■ WRITTEN PROBLEM
Write out all the lines again, precisely as they stand, but without the images.

■ DATA SHOWN
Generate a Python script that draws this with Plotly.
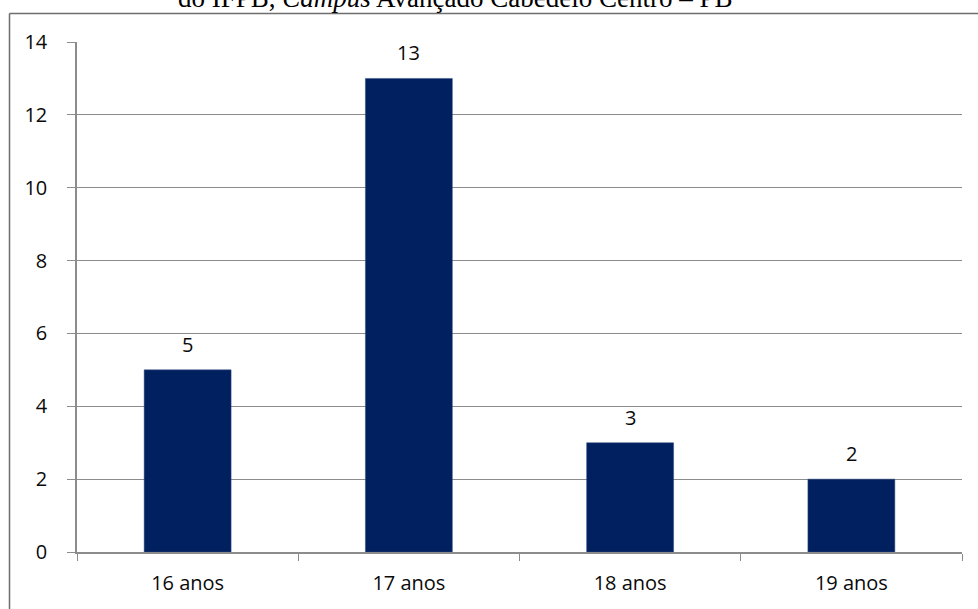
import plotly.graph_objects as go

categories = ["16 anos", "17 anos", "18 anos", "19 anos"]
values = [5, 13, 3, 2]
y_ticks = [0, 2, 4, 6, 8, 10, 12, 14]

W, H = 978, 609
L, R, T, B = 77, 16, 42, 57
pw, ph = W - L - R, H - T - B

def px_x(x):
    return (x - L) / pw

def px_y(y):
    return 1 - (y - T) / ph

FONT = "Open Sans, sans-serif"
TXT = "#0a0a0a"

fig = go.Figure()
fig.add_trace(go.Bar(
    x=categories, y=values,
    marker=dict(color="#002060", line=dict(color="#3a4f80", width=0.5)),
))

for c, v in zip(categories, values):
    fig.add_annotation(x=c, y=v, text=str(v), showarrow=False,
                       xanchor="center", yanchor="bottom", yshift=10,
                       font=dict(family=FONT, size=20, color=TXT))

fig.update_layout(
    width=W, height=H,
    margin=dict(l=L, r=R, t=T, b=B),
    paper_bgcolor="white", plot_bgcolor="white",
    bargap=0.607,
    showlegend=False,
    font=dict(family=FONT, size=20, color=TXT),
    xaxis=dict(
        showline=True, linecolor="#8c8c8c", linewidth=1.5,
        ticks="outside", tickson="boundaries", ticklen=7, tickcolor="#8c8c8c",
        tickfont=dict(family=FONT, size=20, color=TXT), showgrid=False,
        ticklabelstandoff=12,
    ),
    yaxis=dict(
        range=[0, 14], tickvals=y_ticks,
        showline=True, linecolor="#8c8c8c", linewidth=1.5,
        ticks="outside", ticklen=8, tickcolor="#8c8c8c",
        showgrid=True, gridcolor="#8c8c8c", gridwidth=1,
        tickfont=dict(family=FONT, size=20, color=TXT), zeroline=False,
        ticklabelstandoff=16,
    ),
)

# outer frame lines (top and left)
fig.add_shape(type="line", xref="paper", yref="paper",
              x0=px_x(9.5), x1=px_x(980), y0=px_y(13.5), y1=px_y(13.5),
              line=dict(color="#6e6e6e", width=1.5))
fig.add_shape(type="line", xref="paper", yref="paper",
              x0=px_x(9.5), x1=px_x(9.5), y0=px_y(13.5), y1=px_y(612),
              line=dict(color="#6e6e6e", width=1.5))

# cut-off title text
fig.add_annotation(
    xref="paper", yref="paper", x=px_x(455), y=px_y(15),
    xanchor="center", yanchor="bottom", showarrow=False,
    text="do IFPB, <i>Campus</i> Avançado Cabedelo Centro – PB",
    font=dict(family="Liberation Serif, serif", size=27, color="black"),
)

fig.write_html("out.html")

■ RESULT
Generate a Python script that draws this with Plotly.
import plotly.graph_objects as go

categories = ["16 anos", "17 anos", "18 anos", "19 anos"]
values = [5, 13, 3, 2]
y_ticks = [0, 2, 4, 6, 8, 10, 12, 14]

W, H = 978, 609
L, R, T, B = 77, 16, 42, 57
pw, ph = W - L - R, H - T - B

def px_x(x):
    return (x - L) / pw

def px_y(y):
    return 1 - (y - T) / ph

FONT = "Open Sans, sans-serif"
TXT = "#0a0a0a"

fig = go.Figure()
fig.add_trace(go.Bar(
    x=categories, y=values,
    marker=dict(color="#002060", line=dict(color="#3a4f80", width=0.5)),
))

for c, v in zip(categories, values):
    fig.add_annotation(x=c, y=v, text=str(v), showarrow=False,
                       xanchor="center", yanchor="bottom", yshift=10,
                       font=dict(family=FONT, size=20, color=TXT))

fig.update_layout(
    width=W, height=H,
    margin=dict(l=L, r=R, t=T, b=B),
    paper_bgcolor="white", plot_bgcolor="white",
    bargap=0.607,
    showlegend=False,
    font=dict(family=FONT, size=20, color=TXT),
    xaxis=dict(
        showline=True, linecolor="#8c8c8c", linewidth=1.5,
        ticks="outside", tickson="boundaries", ticklen=7, tickcolor="#8c8c8c",
        tickfont=dict(family=FONT, size=20, color=TXT), showgrid=False,
        ticklabelstandoff=12,
    ),
    yaxis=dict(
        range=[0, 14], tickvals=y_ticks,
        showline=True, linecolor="#8c8c8c", linewidth=1.5,
        ticks="outside", ticklen=8, tickcolor="#8c8c8c",
        showgrid=True, gridcolor="#8c8c8c", gridwidth=1,
        tickfont=dict(family=FONT, size=20, color=TXT), zeroline=False,
        ticklabelstandoff=16,
    ),
)

# outer frame lines (top and left)
fig.add_shape(type="line", xref="paper", yref="paper",
              x0=px_x(9.5), x1=px_x(980), y0=px_y(13.5), y1=px_y(13.5),
              line=dict(color="#6e6e6e", width=1.5))
fig.add_shape(type="line", xref="paper", yref="paper",
              x0=px_x(9.5), x1=px_x(9.5), y0=px_y(13.5), y1=px_y(612),
              line=dict(color="#6e6e6e", width=1.5))

# cut-off title text
fig.add_annotation(
    xref="paper", yref="paper", x=px_x(455), y=px_y(15),
    xanchor="center", yanchor="bottom", showarrow=False,
    text="do IFPB, <i>Campus</i> Avançado Cabedelo Centro – PB",
    font=dict(family="Liberation Serif, serif", size=27, color="black"),
)

fig.write_html("out.html")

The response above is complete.